--- Data provided ---
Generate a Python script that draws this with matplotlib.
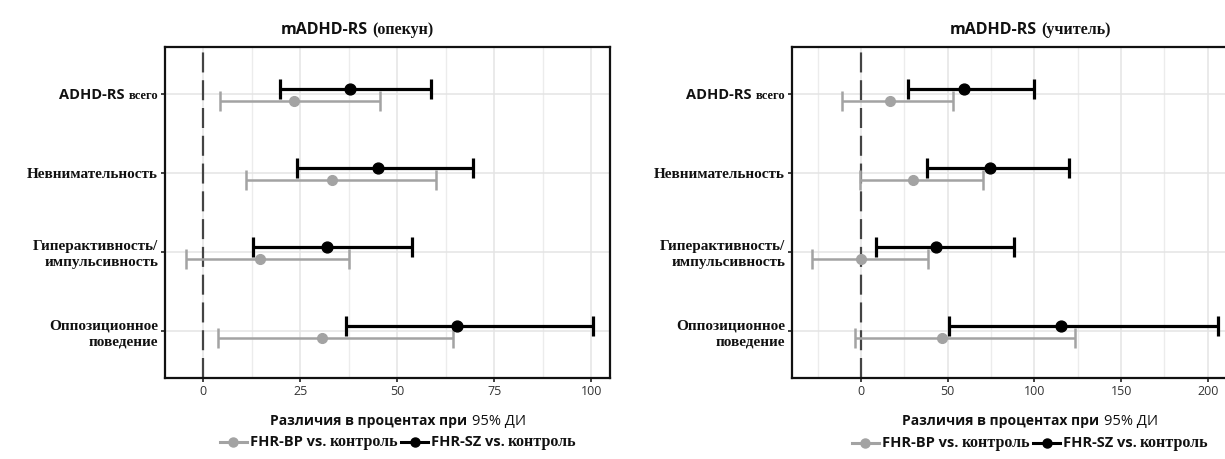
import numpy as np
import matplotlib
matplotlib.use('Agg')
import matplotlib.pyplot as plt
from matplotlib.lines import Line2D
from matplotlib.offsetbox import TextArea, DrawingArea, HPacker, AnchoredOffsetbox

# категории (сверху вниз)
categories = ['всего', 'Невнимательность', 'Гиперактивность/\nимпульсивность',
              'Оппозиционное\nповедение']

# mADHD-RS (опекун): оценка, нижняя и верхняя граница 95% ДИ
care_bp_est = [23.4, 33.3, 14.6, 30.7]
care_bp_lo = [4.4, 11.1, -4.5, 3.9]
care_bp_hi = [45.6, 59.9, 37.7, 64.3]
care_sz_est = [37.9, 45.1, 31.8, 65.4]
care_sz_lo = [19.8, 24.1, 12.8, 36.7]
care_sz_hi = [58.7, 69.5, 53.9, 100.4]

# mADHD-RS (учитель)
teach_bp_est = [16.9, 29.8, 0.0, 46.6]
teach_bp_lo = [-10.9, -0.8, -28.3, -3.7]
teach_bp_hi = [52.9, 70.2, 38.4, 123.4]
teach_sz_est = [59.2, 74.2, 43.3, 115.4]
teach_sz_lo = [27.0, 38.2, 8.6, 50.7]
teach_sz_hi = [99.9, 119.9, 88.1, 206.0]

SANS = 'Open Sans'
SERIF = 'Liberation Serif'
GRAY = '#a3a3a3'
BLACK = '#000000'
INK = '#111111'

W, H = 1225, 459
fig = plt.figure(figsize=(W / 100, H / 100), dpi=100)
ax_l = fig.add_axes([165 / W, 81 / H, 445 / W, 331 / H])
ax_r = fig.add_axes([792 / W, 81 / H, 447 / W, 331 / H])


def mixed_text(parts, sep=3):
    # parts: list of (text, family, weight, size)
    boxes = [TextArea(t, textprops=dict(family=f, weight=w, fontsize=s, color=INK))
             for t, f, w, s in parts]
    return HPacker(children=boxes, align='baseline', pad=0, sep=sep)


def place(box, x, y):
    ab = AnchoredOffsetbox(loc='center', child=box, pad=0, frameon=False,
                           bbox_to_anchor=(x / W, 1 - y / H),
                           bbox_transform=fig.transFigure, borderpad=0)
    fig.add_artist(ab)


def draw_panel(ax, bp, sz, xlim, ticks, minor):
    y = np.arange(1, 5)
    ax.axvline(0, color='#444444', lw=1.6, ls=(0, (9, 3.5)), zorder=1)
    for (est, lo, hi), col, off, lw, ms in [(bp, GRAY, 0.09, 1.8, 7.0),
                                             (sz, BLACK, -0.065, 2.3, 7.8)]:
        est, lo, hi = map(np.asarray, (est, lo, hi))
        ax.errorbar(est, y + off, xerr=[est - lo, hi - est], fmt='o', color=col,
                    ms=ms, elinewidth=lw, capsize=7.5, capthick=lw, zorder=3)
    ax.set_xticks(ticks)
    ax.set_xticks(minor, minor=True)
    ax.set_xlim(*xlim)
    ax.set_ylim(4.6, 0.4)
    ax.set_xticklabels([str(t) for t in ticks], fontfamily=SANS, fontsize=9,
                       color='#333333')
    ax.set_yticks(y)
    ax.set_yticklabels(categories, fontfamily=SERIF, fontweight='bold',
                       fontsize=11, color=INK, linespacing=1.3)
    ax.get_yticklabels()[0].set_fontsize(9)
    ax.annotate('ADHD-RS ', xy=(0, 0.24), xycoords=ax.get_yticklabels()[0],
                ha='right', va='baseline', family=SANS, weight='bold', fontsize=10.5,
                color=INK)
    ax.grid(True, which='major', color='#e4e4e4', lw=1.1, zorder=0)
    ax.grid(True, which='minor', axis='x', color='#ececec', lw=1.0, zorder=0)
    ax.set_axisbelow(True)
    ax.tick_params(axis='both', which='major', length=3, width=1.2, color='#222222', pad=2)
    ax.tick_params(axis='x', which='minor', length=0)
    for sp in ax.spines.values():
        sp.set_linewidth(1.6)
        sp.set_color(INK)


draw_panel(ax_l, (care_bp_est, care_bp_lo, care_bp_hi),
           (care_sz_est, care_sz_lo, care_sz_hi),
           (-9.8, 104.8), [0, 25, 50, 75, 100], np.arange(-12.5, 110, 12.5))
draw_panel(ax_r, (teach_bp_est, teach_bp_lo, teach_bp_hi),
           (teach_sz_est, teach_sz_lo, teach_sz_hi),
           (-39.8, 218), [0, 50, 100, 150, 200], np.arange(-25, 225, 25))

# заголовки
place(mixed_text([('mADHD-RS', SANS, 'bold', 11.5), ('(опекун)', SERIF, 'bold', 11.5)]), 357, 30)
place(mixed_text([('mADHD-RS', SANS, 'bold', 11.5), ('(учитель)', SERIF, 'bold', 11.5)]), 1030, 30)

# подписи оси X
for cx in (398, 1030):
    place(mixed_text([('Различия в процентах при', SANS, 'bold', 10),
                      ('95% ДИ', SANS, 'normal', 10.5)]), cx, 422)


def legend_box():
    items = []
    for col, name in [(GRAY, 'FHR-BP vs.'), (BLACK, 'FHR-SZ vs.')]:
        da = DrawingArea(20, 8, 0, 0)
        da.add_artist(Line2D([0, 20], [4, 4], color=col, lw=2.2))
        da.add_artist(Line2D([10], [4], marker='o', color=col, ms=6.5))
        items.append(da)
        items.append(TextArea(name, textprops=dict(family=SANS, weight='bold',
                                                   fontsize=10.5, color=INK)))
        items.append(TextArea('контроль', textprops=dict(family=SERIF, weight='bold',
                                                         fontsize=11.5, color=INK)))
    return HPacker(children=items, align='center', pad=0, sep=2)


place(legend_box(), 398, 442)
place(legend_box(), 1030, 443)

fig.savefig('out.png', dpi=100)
---
--- Data provided ---
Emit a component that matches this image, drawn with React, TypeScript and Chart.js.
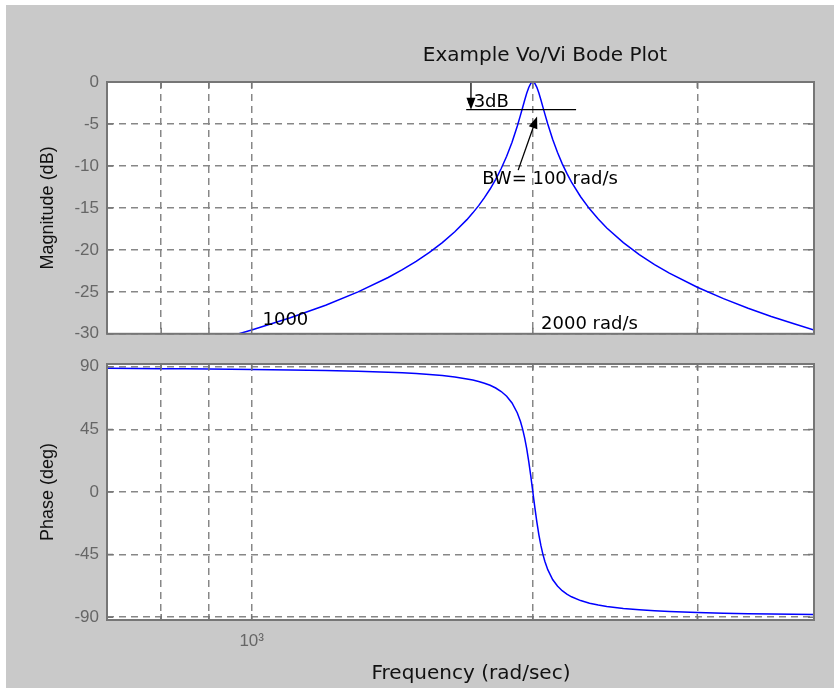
---
--- Data provided ---
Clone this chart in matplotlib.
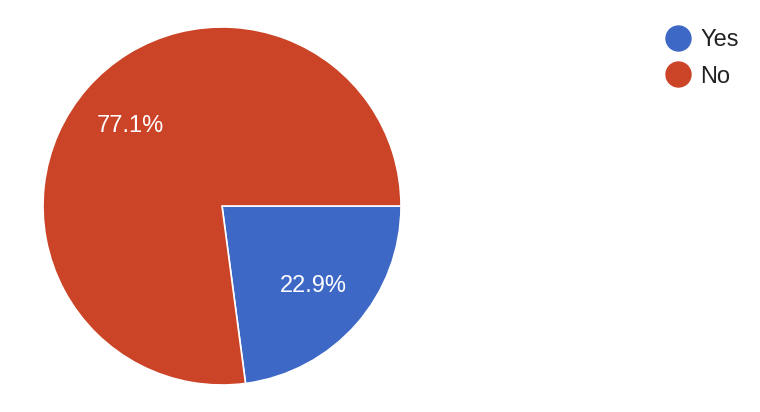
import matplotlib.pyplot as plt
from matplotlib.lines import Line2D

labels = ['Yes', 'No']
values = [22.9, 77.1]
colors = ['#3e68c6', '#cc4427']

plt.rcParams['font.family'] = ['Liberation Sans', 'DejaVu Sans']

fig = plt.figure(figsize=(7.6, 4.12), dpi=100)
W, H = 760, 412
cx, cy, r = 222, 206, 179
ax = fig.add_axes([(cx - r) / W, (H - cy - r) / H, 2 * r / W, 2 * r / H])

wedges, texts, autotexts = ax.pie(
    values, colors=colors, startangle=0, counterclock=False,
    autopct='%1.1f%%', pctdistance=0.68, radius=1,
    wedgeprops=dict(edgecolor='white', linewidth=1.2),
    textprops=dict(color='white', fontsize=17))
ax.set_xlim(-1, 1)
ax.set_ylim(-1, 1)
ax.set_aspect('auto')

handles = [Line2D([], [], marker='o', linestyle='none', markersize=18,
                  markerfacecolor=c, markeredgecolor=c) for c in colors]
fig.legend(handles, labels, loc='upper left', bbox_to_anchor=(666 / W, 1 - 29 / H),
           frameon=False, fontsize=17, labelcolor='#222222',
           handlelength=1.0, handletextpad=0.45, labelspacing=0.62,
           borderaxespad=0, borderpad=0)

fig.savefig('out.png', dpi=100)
---
What you should do »
Keep to the stretch from the line containing "Generate a Python" through the line containing "from matplotlib.offsetbox import", both ends included, and copy it exactly from the listing above, minus the pictures.

Exercise output »
Generate a Python script that draws this with matplotlib.
import numpy as np
import matplotlib
matplotlib.use('Agg')
import matplotlib.pyplot as plt
from matplotlib.lines import Line2D
from matplotlib.offsetbox import TextArea, DrawingArea, HPacker, AnchoredOffsetbox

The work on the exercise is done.